Nobody does gluttony quite like America. Ancient Greece may have come close, but America takes that number one spot (just like everything else! suck it, Canada!*). Did you know (and this is a true story) that you can get a Whopper at Burger King starting at 8:00 a.m.? A burger for breakfast! And some of you out there are almost certainly asking yourselves who would want a burger that early in the morning? Well, I'll tell you who. The same people who get meatball subs with jalapeños. The same person who eats leftovers for breakfast. In short, me. And why not? People eat breakfast foods at all times during the day, and nobody says that's weird. But you eat the leftover Chinese food from the night before sandwiched between two pieces of bread, and suddenly you're crazy.
But that's just the tip of the iceberg. Because we've now officially entered "the holiday season." The holiday season is a period of time starting from the Thanksgiving weekend to the New Year. And to quote Lewis Black, "Let's face it, Americans are fat all year round, but the holidays are when we really hit our stride. And you can bet the food we eat will be just as unhealthy as the families we're forced to visit." This is the time of year we can let ourselves go and "blame it on the holidays." But that's crap, and I know it's crap, because Americans can always find a reason to eat. Let's start with "the holiday season";
(oh, the things Americans will do to get pie treats)
Thanksgiving - turkey, potatoes, pies, and in case you don't want to eat your words, you may want to bite your tongue.
Christmas - candy canes, sugar cookies, gingerbread houses (or the easier, more economical graham cracker houses), sugarplums (or so I've been led to believe)
New Year's Eve - assorted fatty foods, junk foods, and also healthy foods such as a relish tray that doesn't seem to get eaten
But it doesn't stop there...
Valentine's Day - candy hearts, heart-shaped chocolates, chocolates that come in a heart-shaped package
St. Patrick's Day - Look, I'm not gonna lie; I don't celebrate St. Patrick's Day. I actually go out of my way to not wear green. I don't have a drop of Irish blood in me. I come from Anglo-Nordic stock. Honestly, my family could use a little color. That's why I need to find me an Indian chick (the most beautiful women in the world). But I digress. So, I don't celebrate St. Patrick's Day. But who doesn't enjoy drinking and corned beef and cabbage?

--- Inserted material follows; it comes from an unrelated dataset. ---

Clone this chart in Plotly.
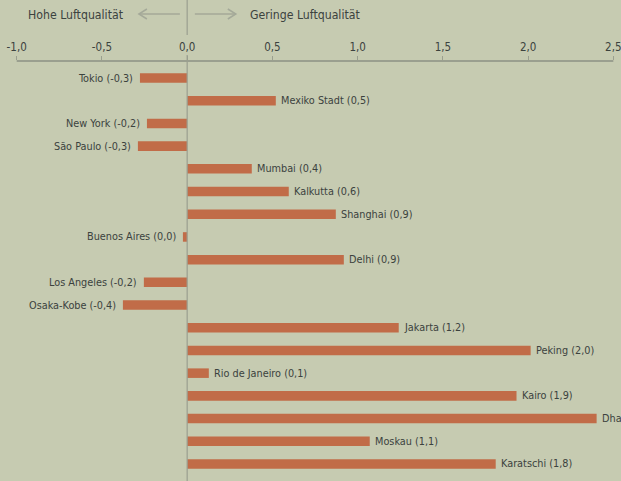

Easter - nothing says "Jesus" quite like brightly colored eggs and jelly beans
Cinco de Mayo - I don't actively celebrate the Mexican army's victory over the French, but you better believe I enjoy Mexican food. The more authentic, the better. Sorry, Taco Time.
Summer Vacation - barbecues, cookouts, camping trips (I hate camping, but I love a good bonfire, and if you have hot dogs, marshmallows, and Starburst to roast, even better)
Fourth of July - 'Merica! On this one day alone, as many as 155 million hot dogs will be downed, not to mention cakes, pies, root beer, and whatever Chinese gun powder you may inhale.
Peach Days - Okay, so this is a Brigham City thing. But peach cobbler is made en masse and eaten just as readily, along with the various carnival/specialty foods served at various booths.
Halloween - Candy. Candy. Candy. Vomit. Repeat.
And just when the sugar rush dies down...
You're back to Thanksgiving. It's American excess and gluttony, Charlie Brown! Now shut up and eat!
* (I'm kidding, Canada. You know I love you.)
We're not ALL gluttonous, you know. I stop eating when I'm no longer hungry. Works out very well for me (because over-eating is the worst feeling in the entire world.)